Wenn er diesen Mittwoch um 9 Uhr den Eingang zur Fischerhütte am Rothsee öffnet, dann startet Jörg Scheffler in seine letzte Saison als Hüttenwirt am ebenso abgeschiedenen wie idyllischen Waldsee oben am Bauersberg – und immer beliebteren Treffpunkt für Einheimische wie Touristen.
„Ich seh' das mit einem lachenden und einem weinenden Auge“, beschreibt Scheffler in unüberhörbar norddeutschem Dialekt seine gemischte Gefühlslage. Denn Spaß macht ihm die Arbeit ganz offensichtlich auch in seiner 13. und wohl letzten Saison noch, aber anderseits...
„Heute hier morgen dort“, beschreibt der 62-Jährige die „Zipperlein“, die ihn immer häufiger plagen und ihm die Arbeit schwer machen. Und auch wenn in der gemütlichen Hütte oberhalb des Basaltwerks gute Stimmung und lockere Sprüche die Atmosphäre prägen, dem Hüttenwirt ist es sehr ernst, was seine Arbeit betrifft. „Wenn ich ankündige, die Hütte ist jeden Tag geöffnet, dann ist sie jeden Tag geöffnet“, erklärt er kategorisch. Einmal habe er in den bisherigen zwölf Jahren verschlafen und die Hütte mit zehn Minuten Verspätung geöffnet.
Und die „Heringshappen in Dillsauce“ oder das so beliebte Bauernfrühstück werden in der gemütlichen Stube oder der großen Terrasse am See alljährlich von Ostern bis zum dritten Oktoberwochenende ohne Ruhetag Tag für Tag angeboten. In den ersten und letzten Wochen jeweils von 9 bis 19 Uhr, in den Sommermonaten von 8 bis 20 Uhr – und das auch bei miesem Wetter, wenn keine 20 Euro Umsatz am Tag gemacht werden.

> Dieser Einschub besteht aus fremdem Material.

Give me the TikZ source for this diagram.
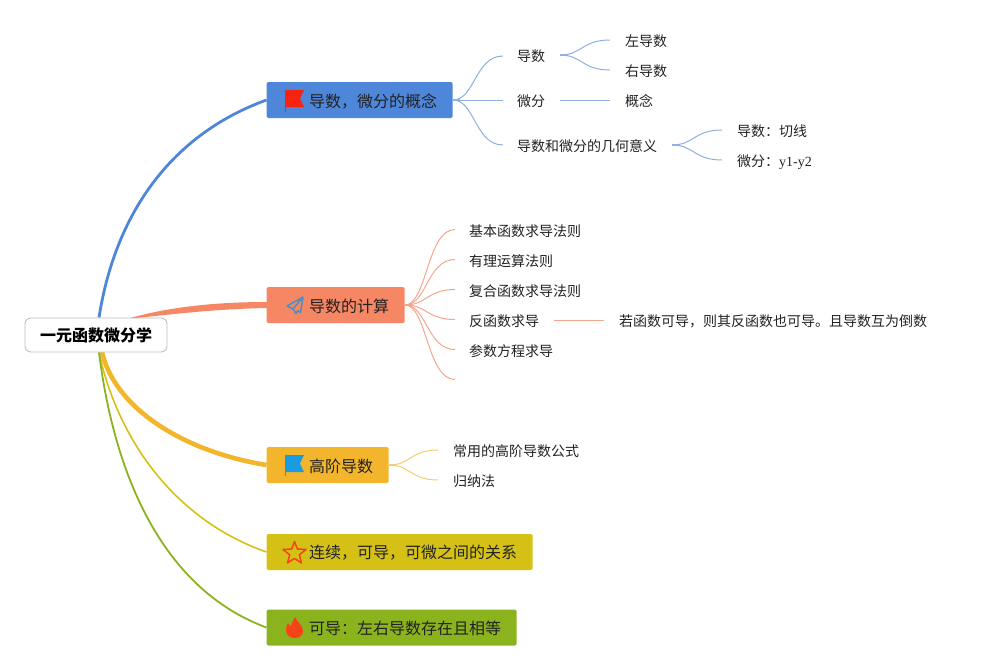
\documentclass[tikz,border=0pt]{standalone}
\usepackage{fontspec}
\usetikzlibrary{backgrounds}
\setmainfont{Liberation Serif}
\newfontfamily\cjk{Noto Sans CJK SC}
\definecolor{cblue}{HTML}{4E86D9}
\definecolor{corange}{HTML}{F58764}
\definecolor{cyellow}{HTML}{F2B52B}
\definecolor{colive}{HTML}{D5C116}
\definecolor{cgreen}{HTML}{8AB31E}
\definecolor{lblue}{HTML}{8FAFDF}
\definecolor{lorange}{HTML}{F3A68C}
\definecolor{lyellow}{HTML}{F3CD72}
\definecolor{ink}{HTML}{222222}
\definecolor{flagred}{HTML}{F5230F}
\definecolor{flagblue}{HTML}{1B9CE2}
\definecolor{planeblue}{HTML}{4F8DBE}
\definecolor{flame}{HTML}{F5431A}
\tikzset{
  x=1pt,y=-1pt,
  rootbox/.style={draw=black!25,fill=white,rounded corners=6pt,line width=0.9pt,minimum width=142pt,minimum height=34pt,inner sep=0pt,font=\fontsize{16}{16}\cjk\bfseries},
  branch/.style={rounded corners=1.5pt,anchor=west,minimum height=36pt,inner sep=0pt},
  branchtext/.style={anchor=west,inner sep=0pt,font=\fontsize{16}{16}\cjk,text=ink},
  leaf/.style={anchor=west,inner sep=0pt,font=\fontsize{14}{14}\cjk,text=ink},
}
\begin{document}
\begin{tikzpicture}
\useasboundingbox (0,0) rectangle (987,670);
% nodes
\node[rootbox] (root) at (96,335) {一元函数微分学};
\node[branch,fill=cblue,minimum width=186pt] (b1) at (266.5,100) {};
\node[branch,fill=corange,minimum width=138pt] (b2) at (266.5,305) {};
\node[branch,fill=cyellow,minimum width=122pt] (b3) at (266.5,465) {};
\node[branch,fill=colive,minimum width=266pt] (b4) at (266.5,552) {};
\node[branch,fill=cgreen,minimum width=250pt] (b5) at (266.5,627.5) {};
\node[branchtext] (t1) at (309,101) {导数，微分的概念};
\node[branchtext] (t2) at (309,306) {导数的计算};
\node[branchtext] (t3) at (309,466) {高阶导数};
\node[branchtext] (t4) at (309,553) {连续，可导，可微之间的关系};
\node[branchtext] (t5) at (309,628.5) {可导：左右导数存在且相等};
% leaves
\node[leaf] (a1) at (517,56) {导数};
\node[leaf] (a2) at (517,101) {微分};
\node[leaf] (a3) at (517,146) {导数和微分的几何意义};
\node[leaf] (a11) at (625,41) {左导数};
\node[leaf] (a12) at (625,71) {右导数};
\node[leaf] (a21) at (625,101) {概念};
\node[leaf] (a31) at (737,131) {导数：切线};
\node[leaf,anchor=base west] (a32) at (737,166) {微分：{\rmfamily y1-y2}};
\node[leaf] (c1) at (469,231) {基本函数求导法则};
\node[leaf] (c2) at (469,261) {有理运算法则};
\node[leaf] (c3) at (469,291) {复合函数求导法则};
\node[leaf] (c4) at (469,321) {反函数求导};
\node[leaf] (c5) at (469,351) {参数方程求导};
\node[leaf] (c41) at (619,321) {若函数可导，则其反函数也可导。且导数互为倒数};
\node[leaf] (d1) at (453,451) {常用的高阶导数公式};
\node[leaf] (d2) at (453,481) {归纳法};
% main connectors, behind the boxes
\begin{scope}[on background layer]
\draw[cblue,line width=2.8pt] ([xshift=3pt]root.north) .. controls (115,215) and (170,135) .. (b1.west);
\fill[corange] (130,318) .. controls (170,307) and (215,302) .. (267,302) -- (267,308) .. controls (215,309) and (175,314) .. (136,318) -- cycle;
\draw[cyellow,line width=4.6pt] (102,352) .. controls (114,406) and (180,451) .. (b3.west);
\draw[colive,line width=1.6pt] ([xshift=3pt]root.south) .. controls (118,440) and (175,520) .. (b4.west);
\draw[cgreen,line width=1.8pt] ([xshift=3pt]root.south) .. controls (115,480) and (165,590) .. (b5.west);
\end{scope}
% level 2 connectors
\newcommand{\lk}[3]{\draw[#1,line width=1pt] #2 .. controls +(22,0) and +(-28,0) .. #3;}
\newcommand{\stub}[2]{\draw[#1,line width=2pt] #2 -- +(7,0);}
\lk{lblue}{(b1.east)}{(503,56)}
\draw[lblue,line width=1pt] (b1.east) -- (503,100);
\lk{lblue}{(b1.east)}{(503,145)}
\stub{lblue}{(b1.east)}
\lk{lblue}{(560,55)}{(610,40)}
\lk{lblue}{(560,55)}{(610,70)}
\stub{lblue}{(560,55)}
\draw[lblue,line width=1pt] (560,100) -- (610,100);
\lk{lblue}{(672,145)}{(722,130)}
\lk{lblue}{(672,145)}{(722,160)}
\stub{lblue}{(672,145)}
\foreach \y in {229.5,259.5,289.5,319.5,349.5,379.5}
  {\lk{lorange}{(b2.east)}{(455,\y)}}
\stub{lorange}{(b2.east)}
\draw[lorange,line width=1pt] (554,320) -- (604,320);
\lk{lyellow}{(b3.east)}{(438,450)}
\lk{lyellow}{(b3.east)}{(438,480)}
\stub{lyellow}{(b3.east)}
% icons
\fill[flagred] (285,90) rectangle (286,112);
\fill[flagred] (286,90) -- (304,90) -- (300,98.5) -- (304,107) -- (286,107) -- cycle;
\draw[planeblue,line width=1.5pt,line join=round] (303,297) -- (287,306) -- (293,309) -- (296,313.5) -- (298,310.5) -- (300.5,312.5) -- cycle (293,309) -- (303,297);
\fill[flagblue] (285,455) rectangle (286,476);
\fill[flagblue] (286,455) -- (304,455) -- (300,463.5) -- (304,472) -- (286,472) -- cycle;
\draw[flame,line width=1.5pt,line join=round] (294.5,541.5) -- (297.4,549) -- (306,549.5) -- (299.3,554.8) -- (301.5,563) -- (294.5,558.4) -- (287.5,563) -- (289.7,554.8) -- (283,549.5) -- (291.6,549) -- cycle;
\fill[flame] (295,617) .. controls (297,622) and (303,625) .. (303,631) .. controls (303,635) and (300,638) .. (295,638) .. controls (290,638) and (286,635) .. (286,630) .. controls (286,627) and (287,625) .. (288,623) .. controls (289,625) and (290,626) .. (291,626) .. controls (292,623) and (293,620) .. (295,617) -- cycle;
\end{tikzpicture}
\end{document}
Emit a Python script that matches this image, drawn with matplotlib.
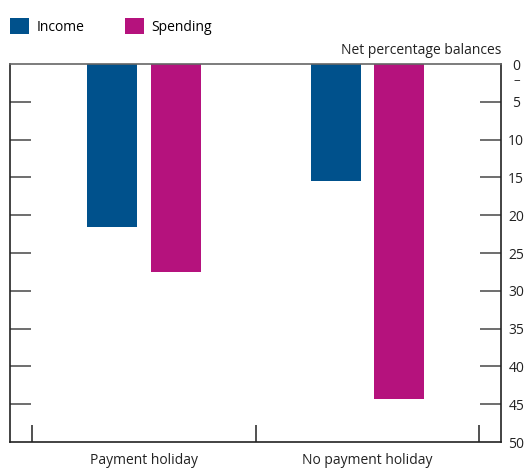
import matplotlib
matplotlib.use("Agg")
import matplotlib.pyplot as plt
import numpy as np

categories = ["Payment holiday", "No payment holiday"]
income = [-21.6, -15.5]
spending = [-27.5, -44.3]
ytick_vals = [0, -5, -10, -15, -20, -25, -30, -35, -40, -45, -50]
ytick_labels = ["0", "5", "10", "15", "20", "25", "30", "35", "40", "45", "50"]

blue = "#00518C"
pink = "#B5127D"
plt.rcParams["font.family"] = ["Open Sans", "DejaVu Sans"]
fs = 10

fig = plt.figure(figsize=(5.31, 4.73), dpi=100)
ax = fig.add_axes([10/531, 31/473, 491/531, 378/473])

x = np.arange(len(categories))
w = 0.223
ax.bar(x - 0.14, income, width=w, color=blue, label="Income")
ax.bar(x + 0.143, spending, width=w, color=pink, label="Spending")

ax.set_xlim(-0.598, 1.598)
ax.set_ylim(-50, 0)

ax.set_yticks(ytick_vals)
ax.set_yticklabels(ytick_labels)
ax.yaxis.set_ticks_position("both")
ax.tick_params(axis="y", direction="in", length=15, width=1.2, color="#555555",
               labelleft=False, labelright=True, labelsize=fs, pad=11, labelcolor="#222222")
for lab in ax.get_yticklabels():
    lab.set_horizontalalignment("center")
for t in ax.yaxis.get_major_ticks():
    if t.get_loc() in (0, -50):
        t.tick1line.set_visible(False)
        t.tick2line.set_visible(False)

ax.set_xticks([-0.5, 0.5, 1.5])
ax.set_xticklabels([])
ax.tick_params(axis="x", direction="in", length=12, width=1.2, color="#333333")
ax.set_xticks(x, minor=True)
ax.set_xticklabels(categories, minor=True)
ax.tick_params(axis="x", which="minor", length=0, pad=8, labelsize=fs, labelcolor="#222222")

for s in ax.spines.values():
    s.set_color("#222222")
    s.set_linewidth(1.2)
ax.spines["top"].set_color("#666666")

fig.text(517/531, 1 - 81/473, "–", ha="center", va="center", fontsize=9.5, color="#222222")
fig.text(501/531, 1 - 50/473, "Net percentage balances", ha="right", va="center",
         fontsize=fs, color="#222222")

ax.legend(loc="upper left", bbox_to_anchor=(10/531, 1 - 18/473), bbox_transform=fig.transFigure,
          ncol=2, frameon=False, fontsize=fs, handlelength=1.4, handleheight=1.4,
          handletextpad=0.5, columnspacing=2.9, borderaxespad=0, borderpad=0)

fig.savefig("out.png", dpi=100)
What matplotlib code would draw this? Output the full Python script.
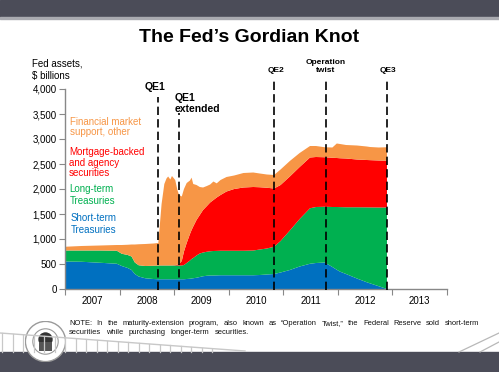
import numpy as np
import matplotlib
matplotlib.use("Agg")
import matplotlib.pyplot as plt
from matplotlib.patches import Rectangle, Circle
from matplotlib.lines import Line2D

plt.rcParams['font.family'] = ['Liberation Sans', 'DejaVu Sans']

# ---- data (levels, $ billions; stacked tops) ----
dates = [2007.00, 2007.30, 2007.64, 2007.95, 2008.04, 2008.15, 2008.22, 2008.28, 2008.35, 2008.47,
         2008.62, 2008.71, 2008.77, 2008.82, 2008.86, 2008.89, 2008.93, 2008.96, 2009.02, 2009.06,
         2009.09, 2009.14, 2009.18, 2009.23, 2009.29, 2009.32, 2009.35, 2009.41, 2009.47, 2009.53,
         2009.60, 2009.66, 2009.72, 2009.78, 2009.85, 2009.96, 2010.10, 2010.27, 2010.45, 2010.57,
         2010.70, 2010.83, 2010.95, 2011.12, 2011.30, 2011.49, 2011.60, 2011.76, 2011.90, 2011.98,
         2012.04, 2012.15, 2012.35, 2012.53, 2012.59, 2012.75, 2012.90]
short_top = [550, 545, 525, 505, 460, 420, 380, 300, 250, 215,
             200, 195, 195, 195, 195, 195, 195, 195, 195, 195,
             195, 195, 195, 200, 205, 210, 215, 225, 240, 255,
             265, 270, 270, 272, 275, 275, 275, 275, 275, 280,
             290, 300, 330, 380, 450, 505, 520, 530, 440, 385,
             347, 300, 210, 135, 113, 55, 0]
long_top = [770, 770, 770, 765, 705, 680, 650, 530, 475, 460,
            465, 470, 470, 470, 470, 470, 470, 470, 470, 470,
            470, 470, 480, 520, 570, 600, 620, 670, 710, 730,
            745, 755, 760, 762, 765, 765, 765, 765, 770, 790,
            810, 845, 960, 1170, 1400, 1615, 1640, 1645, 1640, 1640,
            1638, 1635, 1635, 1633, 1632, 1630, 1630]
mbs_top = [770, 770, 770, 765, 705, 680, 650, 530, 475, 460,
           465, 472, 472, 472, 472, 472, 472, 472, 475, 490,
           500, 560, 750, 920, 1100, 1180, 1250, 1380, 1480, 1580,
           1660, 1730, 1780, 1830, 1880, 1950, 2000, 2030, 2040, 2035,
           2025, 2010, 2080, 2250, 2440, 2630, 2640, 2635, 2625, 2620,
           2615, 2610, 2590, 2580, 2577, 2570, 2565]
total = [845, 860, 870, 880, 880, 885, 890, 890, 895, 900,
         910, 920, 1700, 2100, 2210, 2250, 2190, 2260, 2180, 1980,
         1880, 1850, 2000, 2120, 2170, 2227, 2100, 2080, 2040, 2030,
         2060, 2090, 2150, 2113, 2180, 2240, 2270, 2320, 2330, 2310,
         2290, 2280, 2390, 2560, 2720, 2860, 2860, 2835, 2830, 2910,
         2900, 2880, 2870, 2850, 2840, 2830, 2835]

series_labels = ["Short-term\nTreasuries", "Long-term\nTreasuries",
                 "Mortgage-backed\nand agency\nsecurities", "Financial market\nsupport, other"]
series_colors = ["#0070C0", "#00B050", "#FF0000", "#F79646"]

events = ["QE1", "QE1\nextended", "QE2", "Operation\ntwist", "QE3"]
event_dates = [2008.71, 2009.095, 2010.83, 2011.79, 2012.90]

years = [2007, 2008, 2009, 2010, 2011, 2012, 2013]
yticks = [0, 500, 1000, 1500, 2000, 2500, 3000, 3500, 4000]

# ---- figure ----
W, H = 499, 372
fig = plt.figure(figsize=(W / 100, H / 100), dpi=100)
fig.patch.set_facecolor("white")

def fx(px):
    return px / W

def fy(py):
    return 1 - py / H

# decorative bands
fig.add_artist(Rectangle((0, fy(17)), 1, 17 / H, transform=fig.transFigure,
                         color="#4b4c58", zorder=0))
fig.add_artist(Rectangle((0, fy(19)), 1, 2 / H, transform=fig.transFigure,
                         color="#a9aab0", zorder=0))
fig.add_artist(Rectangle((0, 0), 1, fy(352), transform=fig.transFigure,
                         color="#4b4c58", zorder=0))
# fence
fig.add_artist(Line2D([fx(0), fx(245)], [fy(333), fy(351)], transform=fig.transFigure,
                      color="#c8c8c8", lw=1, zorder=1))
for px in np.arange(2, 215, 10.5):
    ytop = 333 + (351 - 333) * px / 245
    fig.add_artist(Line2D([fx(px), fx(px)], [fy(ytop), fy(352)], transform=fig.transFigure,
                          color="#c8c8c8", lw=0.9, zorder=1))
fig.add_artist(Line2D([fx(459), fx(499)], [fy(352), fy(333)], transform=fig.transFigure,
                      color="#b8b8b8", lw=0.9, zorder=1))
fig.add_artist(Line2D([fx(480), fx(499)], [fy(352), fy(342)], transform=fig.transFigure,
                      color="#b8b8b8", lw=0.9, zorder=1))
# seal
ax_seal = fig.add_axes([fx(25), fy(362), 41 / W, 41 / H])
ax_seal.set_xlim(-1, 1); ax_seal.set_ylim(-1, 1); ax_seal.set_aspect('equal'); ax_seal.axis('off')
ax_seal.add_patch(Circle((0, 0), 0.98, facecolor="white", edgecolor="#9a9a9a", lw=1.0))
ax_seal.add_patch(Circle((0, 0), 0.62, facecolor="white", edgecolor="#9a9a9a", lw=0.8))
ax_seal.add_patch(Circle((0, 0.1), 0.35, facecolor="#333333", edgecolor="none"))
ax_seal.add_patch(Rectangle((-0.3, -0.45), 0.6, 0.45, facecolor="#555555", edgecolor="none"))

# title
fig.text(fx(249), fy(38), "The Fed\u2019s Gordian Knot", ha="center", va="center",
         fontsize=14, fontweight="bold", color="black")

# ---- axes ----
ax = fig.add_axes([fx(65), fy(289), (447 - 65) / W, 200 / H])
x = np.array(dates)
s = np.array(short_top)
l = np.array(long_top)
m = np.array(mbs_top)
t = np.array(total)
comps = [s, l - s, m - l, t - m]
ax.stackplot(x, *comps, colors=series_colors, linewidth=0, edgecolor="none")

ax.set_xlim(2007, 2014)
ax.set_ylim(0, 4000)
ax.set_yticks(yticks)
ax.set_yticklabels([f"{v:,}" for v in yticks], fontsize=7)
ax.set_xticks(list(range(2007, 2015)))
ax.set_xticklabels([])
ax.set_xticks([y + 0.5 for y in years], minor=True)
ax.set_xticklabels([str(y) for y in years], minor=True, fontsize=7)
ax.tick_params(axis="x", which="minor", length=0, pad=5)
ax.tick_params(axis="x", which="major", length=4, color="#888888", direction="out")
ax.tick_params(axis="y", length=4, color="#888888", direction="out", pad=2)
for sp in ["top", "right"]:
    ax.spines[sp].set_visible(False)
for sp in ["left", "bottom"]:
    ax.spines[sp].set_color("#888888")
    ax.spines[sp].set_linewidth(1.0)
ax.patch.set_alpha(0)

# event lines
event_tops = [3850, 3520, 4200, 4200, 4200]
for d, top in zip(event_dates, event_tops):
    ax.plot([d, d], [-20, top], color="black", lw=1.2, dashes=(5, 2.5), clip_on=False, zorder=5)

def dpx(px):
    return 2007 + (px - 65) / 54.57

def dpy(py):
    return (289 - py) * 20

ax.text(dpx(155), dpy(87), "QE1", ha="center", va="center", fontsize=7.5, fontweight="bold")
ax.text(dpx(175), dpy(103.5), "QE1\nextended", ha="left", va="center", fontsize=7.5,
        fontweight="bold", linespacing=1.1)
ax.text(dpx(276), dpy(70), "QE2", ha="center", va="center", fontsize=6, fontweight="bold")
ax.text(dpx(326), dpy(66.5), "Operation\ntwist", ha="center", va="center", fontsize=6,
        fontweight="bold", linespacing=1.0)
ax.text(dpx(387.7), dpy(70), "QE3", ha="center", va="center", fontsize=6, fontweight="bold")

# y label
fig.text(fx(32), fy(63), "Fed assets,", ha="left", va="center", fontsize=7)
fig.text(fx(32), fy(75.5), "$ billions", ha="left", va="center", fontsize=7)

# series labels
label_pos = [(70.5, [218.3, 230]), (69.3, [189.3, 200.7]),
             (69, [151.7, 162.7, 172.7]), (70, [121.7, 132.3])]
for lab, col, (lx, ys) in zip(series_labels, series_colors, label_pos):
    for line, yy in zip(lab.split("\n"), ys):
        fig.text(fx(lx), fy(yy), line, ha="left", va="center", fontsize=7, color=col)

# note (justified first line)
note1 = "NOTE: In the maturity-extension program, also known as \u201cOperation Twist,\u201d the Federal Reserve sold short-term"
note2 = "securities while purchasing longer-term securities."
fig.canvas.draw()
renderer = fig.canvas.get_renderer()

def word_widths(words, size):
    ws = []
    for w in words:
        tt = fig.text(0, 0, w, fontsize=size)
        ws.append(tt.get_window_extent(renderer).width)
        tt.remove()
    return ws

def place_line(text, x0, x1, yy, size):
    words = text.split(" ")
    wws = word_widths(words, size)
    gap = (x1 - x0 - sum(wws)) / (len(words) - 1)
    xx = x0
    for w, ww in zip(words, wws):
        fig.text(fx(xx), fy(yy), w, ha="left", va="center", fontsize=size, color="#111111")
        xx += ww + gap

nsize = 5.4
place_line(note1, 69, 479, 323.3, nsize)
place_line(note2, 69, 249, 332.3, nsize)

fig.savefig("out.png", dpi=100)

„Da ist man dann tagtäglich mindestens 14 Stunden auf den Beinen und darf nicht krank werden“, so der Wirt, auf dem die meiste Arbeit lastet. Das ist ihm und seiner Frau allmählich viel zu viel und nun Grund zum Aufhören.
Dazu ist er auch Opfer seines Erfolgs. Nicht zuletzt dank der guten Stimmung, die der Wirt verbreitet, ist die Fischerhütte für manche Gästegruppen Kult, und das Geschäft läuft immer besser, was aber auch immer mehr Arbeit bedeutet. Auch das erst im vergangenen Jahr neu eröffnete Schaubergwerk nur wenige Meter nebenan kommt bei den Besuchern gut an, was wiederum dem Umsatz der Fischerhütte guttut. „Es wird mir jetzt einfach zu viel“, so Scheffler, der nun eben lieber aufhört, als Abstriche von seinen Ansprüchen zu machen.
Dabei mögen die Bischofsheimer ihren „Fischkopf mit dem losen Mundwerk“, wie Martin Klein, der hier größeren Anlässen als „Grillmeister“ aushilft, den Hüttenwirt bezeichnet. Laut sagen tut er das natürlich nicht, statt dessen wird die fehlende Haarpracht des Wirtes durch den Kakao gezogen, worauf hin der ihm – mit einem drastischen formulierten Verweis auf die Leibesfülle – den bestellten Kuchen verweigert... Es geht eben lustig zu am „Stammtisch für Fischer, Jäger und andere Lügner“ in der Fischerhütte.
Und wie ist der „Fischkopf“ in die Rhön gekommen? Der Zugführer aus Hamburg hat sich hier verliebt und ist 1999 nach Bischofsheim gezogen. 2002 wurde er frühverrentet und übernahm ein Jahr später die Fischerhütte. Schließlich wollte er wieder am Wasser sein – auch wenn ihm seine Verpächter vom Bischofsheimer Angelsportverein verboten hätten, Salz in den See zu schütten, um hier Krabben zu züchten, wie er mit völlig ernster Miene berichtet.
Nun wird er seine letzte Saison noch genießen und hofft darauf, dass ein geeigneter Nachfolger gefunden wird. Das dürfte nicht ganz einfach sein, denn alleine von den sechs Monaten, die die Hütte im Jahr geöffnet ist, kann man nicht leben – zumal der Umsatz auch noch sehr vom Wetter abhängig ist, so Scheffler, der seine Pension als ehemaliger Bahnmitarbeiter im Hintergrund hat. Aber er kann seinem Nachfolger zusichern, dass er ihm mit Rat und Tag unterstützen und gerne auch ein oder zwei Tage Hüttendienst übernehmen wird.